I've been catching up on my newspaper reading since I got back from a vacation in Florida. The papers there are pretty uninteresting, except the Schadenfreude of reading about the poor slobs shoveling snow and freezing in the north.
I read that District 97 was thinking about a referendum next spring. According to the paper the last time the district passed a referendum to increase the tax rate in the education fund was 1989. Check this out - I was on the board of District 97 in 1989. I felt like Forest Gump.
As I continued with my newspaper catch-up, reading the headlines was not very encouraging in regard to school finances in Illinois. Here a few of those headlines: "Chicago Public School math: $1 billion deficit," "Axed state funds put Triton in crisis," and "Layoffs loom for 100 staffers in Wheaton-Warrenville." Not good. And then there was the story about District 200 suing the village for TIF money. This contretemps evokes visuals of the starving peasants fighting over the sacks of rice dumped from the speeding relief trucks.
We passed our referendum in 1989 more or less using the "two referendum" strategy.
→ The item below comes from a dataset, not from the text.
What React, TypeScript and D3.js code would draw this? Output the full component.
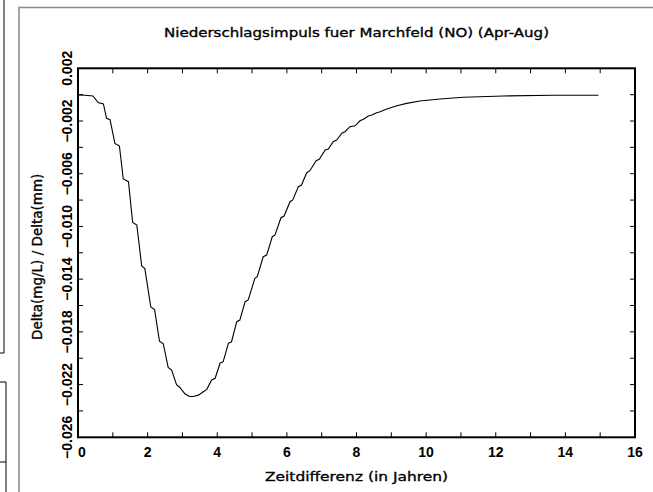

District 200 used the same strategy some years later. (I was involved in that one, too. I told you I was Forest Gump.) A two referendum strategy involves cutting travel, printing, in-service training and eliminating a few positions. It probably fails, but it gets the community talking. That's just what happened to us. Referendum No. 1 failed. So we came up with contingency plans that provided for firing a bunch of teachers, whacking art and music and eliminating co-curriculars. Now that got everybody's attention, and we passed our second referendum asking for a little less that time around. The school system was saved, and everybody lived happily ever after in a time of rising property assessments that obviated the need for future referenda. Until now.
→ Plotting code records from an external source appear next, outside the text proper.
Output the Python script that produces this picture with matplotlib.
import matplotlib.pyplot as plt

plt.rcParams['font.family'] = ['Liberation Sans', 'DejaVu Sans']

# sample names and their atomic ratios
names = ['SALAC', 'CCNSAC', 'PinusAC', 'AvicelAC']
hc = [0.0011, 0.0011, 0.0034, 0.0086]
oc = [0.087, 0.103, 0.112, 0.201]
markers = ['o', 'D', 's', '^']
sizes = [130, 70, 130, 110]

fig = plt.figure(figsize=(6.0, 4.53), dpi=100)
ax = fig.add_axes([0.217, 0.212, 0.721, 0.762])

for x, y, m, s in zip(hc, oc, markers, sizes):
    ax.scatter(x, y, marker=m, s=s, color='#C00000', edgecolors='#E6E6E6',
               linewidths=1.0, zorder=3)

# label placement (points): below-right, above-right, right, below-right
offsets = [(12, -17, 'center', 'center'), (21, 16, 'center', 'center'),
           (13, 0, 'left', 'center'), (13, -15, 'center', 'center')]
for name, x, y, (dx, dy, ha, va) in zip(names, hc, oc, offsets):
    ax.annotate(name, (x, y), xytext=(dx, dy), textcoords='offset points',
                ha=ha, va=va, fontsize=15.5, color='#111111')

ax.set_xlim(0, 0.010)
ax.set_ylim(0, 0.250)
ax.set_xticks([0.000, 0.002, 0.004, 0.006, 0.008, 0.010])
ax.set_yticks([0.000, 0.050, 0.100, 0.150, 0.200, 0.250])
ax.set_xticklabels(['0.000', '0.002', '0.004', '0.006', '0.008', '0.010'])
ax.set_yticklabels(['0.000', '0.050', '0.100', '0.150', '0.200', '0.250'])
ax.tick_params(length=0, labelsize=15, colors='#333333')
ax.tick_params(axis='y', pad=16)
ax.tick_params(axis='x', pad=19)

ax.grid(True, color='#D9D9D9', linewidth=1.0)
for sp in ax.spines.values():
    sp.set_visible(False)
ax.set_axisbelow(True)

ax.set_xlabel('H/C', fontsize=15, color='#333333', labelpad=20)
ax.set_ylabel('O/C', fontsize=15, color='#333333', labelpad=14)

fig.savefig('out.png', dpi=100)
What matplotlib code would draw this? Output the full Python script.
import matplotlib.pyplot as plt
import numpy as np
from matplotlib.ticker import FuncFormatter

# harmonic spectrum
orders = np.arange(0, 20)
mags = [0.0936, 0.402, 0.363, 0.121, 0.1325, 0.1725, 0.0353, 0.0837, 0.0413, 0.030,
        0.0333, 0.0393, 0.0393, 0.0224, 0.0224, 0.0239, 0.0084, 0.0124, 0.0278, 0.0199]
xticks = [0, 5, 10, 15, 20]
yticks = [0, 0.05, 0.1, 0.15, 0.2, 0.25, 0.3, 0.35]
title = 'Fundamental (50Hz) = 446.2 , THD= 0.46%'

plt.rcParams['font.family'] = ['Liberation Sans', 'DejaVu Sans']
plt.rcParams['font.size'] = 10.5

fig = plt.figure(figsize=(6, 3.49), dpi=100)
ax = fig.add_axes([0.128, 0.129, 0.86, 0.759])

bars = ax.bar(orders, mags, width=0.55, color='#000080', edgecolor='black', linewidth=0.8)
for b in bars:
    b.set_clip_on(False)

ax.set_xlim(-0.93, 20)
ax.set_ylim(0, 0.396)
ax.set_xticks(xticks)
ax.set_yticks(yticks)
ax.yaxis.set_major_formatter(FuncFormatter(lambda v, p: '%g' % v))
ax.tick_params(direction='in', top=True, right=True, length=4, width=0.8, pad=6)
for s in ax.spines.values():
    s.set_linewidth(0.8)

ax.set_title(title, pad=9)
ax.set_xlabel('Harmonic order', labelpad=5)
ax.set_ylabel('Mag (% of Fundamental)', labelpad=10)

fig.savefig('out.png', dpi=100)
Make no mistake, passing a referendum in 2011 will be no picnic, even using a two referendum strategy. But there is one way to maybe pull this off - freeze all salaries as the various employee contracts come up for negotiation. Three-fourths of expenses are in the labor costs. It's the only way to save any real money in the school budgeting business. The teachers will still get their annual step bump. No one will leave the district, since there's no place to go. I feel bad for the employees because most of them do a good job in difficult conditions. They're just in the wrong place at the wrong time.
But then again, what do I know? Oh yeah. I was on the only District 97 board that passed a fund referendum in decades.
John Hubbuch, an Indiana native who moved to Oak Park in 1976, is a retired lawyer. Hubbuch served on the District 97 school board and coached youth sports. He is the father of three and grandfather of one.